Nachruf Werner Rom, tachles 4. Oktober 2019
Werner Rom, der unermüdliche Aktivist für Gerechtigkeit und gegen Judenhass, wurde einen Tag vor Beginn des jüdischen Neujahrs unerwartet aus dem Leben gerissen.
Shella Kertész, Präsidentin der Israelitischen Cultusgemeinde Zürich (ICZ), die Werner Rom jahrelang selber präsidierte, sagte es sehr treffend am Mittwoch in ihrer einfühlsamen Rede während der Abdankung: «Ein kleiner Trost bleibt für uns alle: Wir werden Werner so in Erinnerung behalten, wie er war – ein überaus aktiver, gescheiter, interessanter Mensch, der immer beschäftigt war und noch Ideen hatte, die er umsetzen wollte. Er war einfach ein Macher.»

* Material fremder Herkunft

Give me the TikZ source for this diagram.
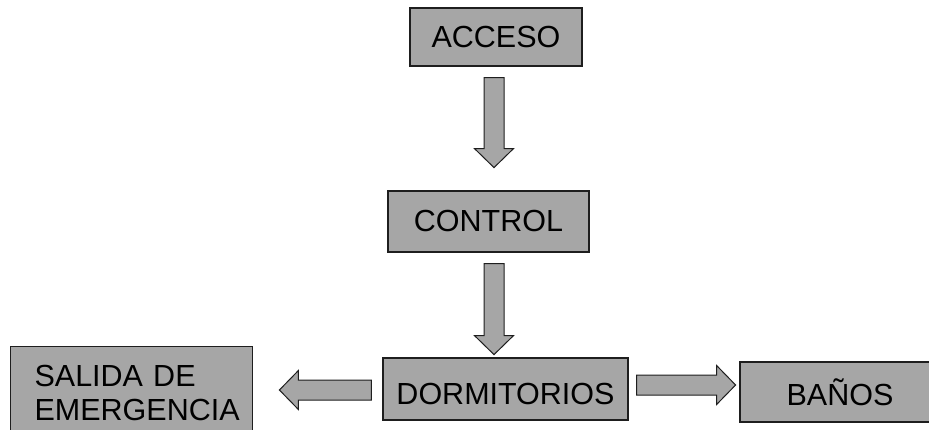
\documentclass[tikz,border=0pt]{standalone}
\usepackage{fontspec}
\setmainfont{Liberation Sans}
\usetikzlibrary{calc}

\definecolor{boxgray}{RGB}{166,166,166}
\definecolor{edgegray}{RGB}{30,30,30}

% Hollow block arrow: tail point, direction (degrees), overall length
\newcommand{\blockarrow}[3]{%
  \begin{scope}[shift={(#1)}, rotate=#2]
    \filldraw[arrowbody] (0,-10) -- ({#3-19},-10) -- ({#3-19},-19.5) -- (#3,0)
      -- ({#3-19},19.5) -- ({#3-19},10) -- (0,10) -- cycle;
  \end{scope}}

\begin{document}
\begin{tikzpicture}[x=1pt, y=1pt,
    roombox/.style={draw=edgegray, fill=boxgray, line width=1.2pt,
      inner sep=0pt, font=\fontsize{30.5}{34}\selectfont},
    arrowbody/.style={draw=edgegray, fill=boxgray, line width=1pt, line join=miter}]
  \clip (0,0) rectangle (929,429);

  % rooms
  \node[roombox, minimum width=172, minimum height=58] (acc) at (496,392) {ACCESO};
  \node[roombox, minimum width=201, minimum height=61] (ctl) at (488.5,207.5) {CONTROL};
  \node[roombox, minimum width=245, minimum height=62, text height=30pt, text depth=0pt]
    (dorm) at (505.5,40) {DORMITORIOS};
  \node[roombox, minimum width=200, minimum height=60] (ban) at (840,37) {BAÑOS};
  \node[roombox, anchor=north west, minimum width=242,
    inner xsep=24pt, inner ysep=19pt, text width=194pt, align=left]
    (sal) at (10,83) {SALIDA DE\\EMERGENCIA};

  % arrow tails, placed next to the rooms they leave
  \coordinate (t1) at ($(acc.south)+(-2,-11)$);
  \coordinate (t2) at ($(ctl.south)+(5.5,-11)$);
  \coordinate (t3) at ($(dorm.west)+(-11,-1)$);
  \coordinate (t4) at ($(dorm.east)+(8,4)$);

  % flow arrows
  \blockarrow{t1}{-90}{90}
  \blockarrow{t2}{-90}{91}
  \blockarrow{t3}{180}{92}
  \blockarrow{t4}{0}{99}
\end{tikzpicture}
\end{document}
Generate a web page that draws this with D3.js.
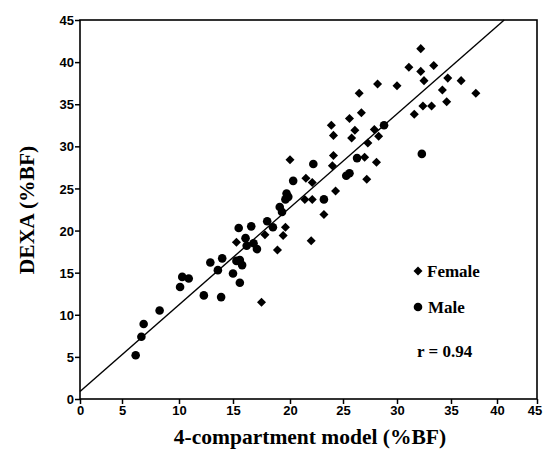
<!DOCTYPE html>
<html>
<head>
  <meta charset="utf-8">
  <style>
    body { margin: 0; background: #fff; }
    svg { font-family: "Liberation Serif", "Times New Roman", serif; font-weight: bold; }
    .tick text { font-size: 13px; font-weight: bold; fill: #000; }
    .tick line { stroke: #000; stroke-width: 1.5; }
    .axis-title { font-size: 21.5px; font-weight: bold; text-anchor: middle; }
    .legend { font-size: 17px; font-weight: bold; }
  </style>
</head>
<body>
  <script src="https://d3js.org/d3.v7.min.js"></script>
  <script>
    // tick values
    const ticks = [0, 5, 10, 15, 20, 25, 30, 35, 40, 45];

    // female (diamonds): 4-compartment %BF, DEXA %BF
    const femaleX = [15.3, 17.5, 17.8, 19.4, 18.9, 19.6, 20.0, 21.5, 22.1, 21.4, 22.1, 24.3, 23.2, 22.0, 24.1, 24.0,
      32.2, 31.1, 33.4, 32.2, 32.5, 34.7, 36.1, 37.7, 34.2, 34.6, 32.4, 33.2, 31.6, 28.2, 30.0, 26.5, 26.7, 25.6,
      23.9, 24.1, 26.1, 25.8, 27.9, 28.3, 27.3, 27.0, 28.1, 27.2];
    const femaleY = [18.6, 11.5, 19.5, 19.4, 17.7, 20.4, 28.4, 26.2, 25.7, 23.7, 23.7, 24.7, 21.9, 18.8, 28.9, 27.7,
      41.6, 39.4, 39.6, 38.9, 37.8, 38.1, 37.8, 36.3, 36.7, 35.3, 34.8, 34.8, 33.8, 37.4, 37.2, 36.3, 34.0, 33.3,
      32.5, 31.3, 31.9, 31.0, 32.0, 31.2, 30.4, 28.7, 28.1, 26.1];

    // male (circles)
    const maleX = [6.2, 6.7, 6.9, 8.3, 10.1, 10.3, 10.9, 12.3, 13.9, 12.9, 14.0, 13.6, 15.0, 15.6, 15.3, 15.6, 15.8,
      15.5, 16.6, 16.1, 16.8, 16.2, 17.1, 18.0, 18.5, 19.1, 19.3, 19.7, 19.85, 19.6, 20.3, 22.2, 23.2, 25.3, 25.6,
      28.8, 26.3, 32.3];
    const maleY = [5.2, 7.4, 8.9, 10.5, 13.3, 14.5, 14.3, 12.3, 12.1, 16.2, 16.7, 15.3, 14.9, 13.8, 16.4, 16.5, 15.9,
      20.3, 20.5, 19.1, 18.5, 18.2, 17.8, 21.1, 20.4, 22.8, 22.2, 24.4, 24.0, 23.7, 25.9, 27.9, 23.7, 26.5, 26.8,
      32.5, 28.6, 29.1];

    // regression line end points
    const fitX = [0, 40.9];
    const fitY = [0.9, 45];
    const rLabel = "r = 0.94";

    const width = 543, height = 452;

    // the printed x axis is unevenly spaced, so use a piecewise scale
    const x = d3.scaleLinear()
      .domain(ticks)
      .range([80, 122, 179, 233, 290, 343, 397, 451, 497, 537]);

    const y = d3.scaleLinear()
      .domain([0, 45])
      .range([399, 20]);

    const svg = d3.select("body").append("svg")
      .attr("width", width)
      .attr("height", height);

    svg.append("g")
      .attr("transform", `translate(0,${y(0)})`)
      .call(d3.axisBottom(x).tickValues(ticks).tickSize(5).tickPadding(2))
      .call(g => g.select(".domain").remove())
      .call(g => g.selectAll(".tick:last-of-type text").attr("dx", -2.5));

    svg.append("g")
      .attr("transform", `translate(${x(0)},0)`)
      .call(d3.axisLeft(y).tickValues(ticks).tickSize(5).tickPadding(1))
      .call(g => g.select(".domain").remove())
      .call(g => g.selectAll(".tick text").attr("dy", "0.35em"));

    // frame
    svg.append("rect")
      .attr("x", x(0))
      .attr("y", y(45))
      .attr("width", x(45) - x(0))
      .attr("height", y(0) - y(45))
      .attr("fill", "none")
      .attr("stroke", "#000")
      .attr("stroke-width", 1.6);

    svg.append("path")
      .datum(d3.zip(fitX, fitY))
      .attr("fill", "none")
      .attr("stroke", "#000")
      .attr("stroke-width", 1.4)
      .attr("d", d3.line().x(d => x(d[0])).y(d => y(d[1])));

    const diamond = d3.symbol().type(d3.symbolDiamond2).size(52);

    svg.append("g").selectAll("path")
      .data(d3.zip(femaleX, femaleY))
      .enter()
      .append("path")
      .attr("d", diamond)
      .attr("transform", d => `translate(${x(d[0])},${y(d[1])})`)
      .attr("fill", "#000");

    svg.append("g").selectAll("circle")
      .data(d3.zip(maleX, maleY))
      .enter()
      .append("circle")
      .attr("cx", d => x(d[0]))
      .attr("cy", d => y(d[1]))
      .attr("r", 4.3)
      .attr("fill", "#000");

    // legend
    const lg = svg.append("g").attr("class", "legend");
    lg.append("path")
      .attr("d", diamond)
      .attr("transform", "translate(418,271)");
    lg.append("text").attr("x", 427).attr("y", 277).text("Female");
    lg.append("circle").attr("cx", 418).attr("cy", 307).attr("r", 4.3);
    lg.append("text").attr("x", 428).attr("y", 313).text("Male");
    lg.append("text").attr("x", 417).attr("y", 357).text(rLabel);

    // axis titles
    svg.append("text")
      .attr("class", "axis-title")
      .attr("x", 310)
      .attr("y", 444)
      .text("4-compartment model (%BF)");

    svg.append("text")
      .attr("class", "axis-title")
      .attr("transform", "translate(34,210) rotate(-90)")
      .text("DEXA (%BF)");
  </script>
</body>
</html>
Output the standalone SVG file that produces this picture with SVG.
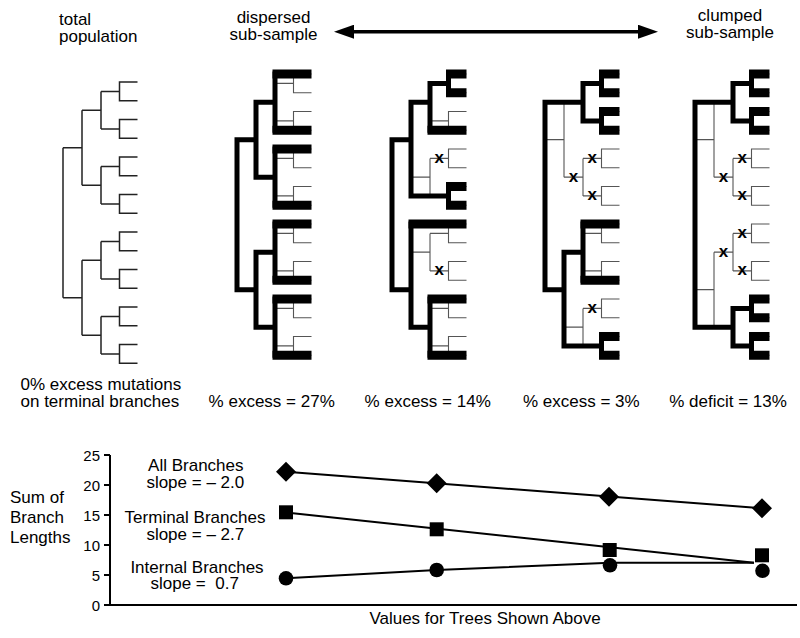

Übereinstimmend sind die Worte, mit denen der Verstorbene beschrieben wird: zupackend, aktiv, kämpferisch, klar, eloquent, effizient, engagiert. Aber auch humorvoll, immer mit einem Spruch auf den Lippen, nie um Kritik verlegen, wenn er es für angebracht hielt.
Schon jung politisch versiert
Werner Rom war auch als Familienmensch engagiert. Sein Wunsch, mit seinem vierjährigen Enkel Erik Ski fahren zu können, wird ihm jetzt unerfüllt bleiben. Die «Römer», wie sie genannt wurden, waren fünf Brüder, die mit ihren Familien einen Clan bildeten, der zusammenhielt. Der recht frühe Tod zweier Brüder traf ihn schwer. Auch ausserhalb der Familie und des Clans war es sein Talent, Freunde zu sammeln und gesellig zu sein.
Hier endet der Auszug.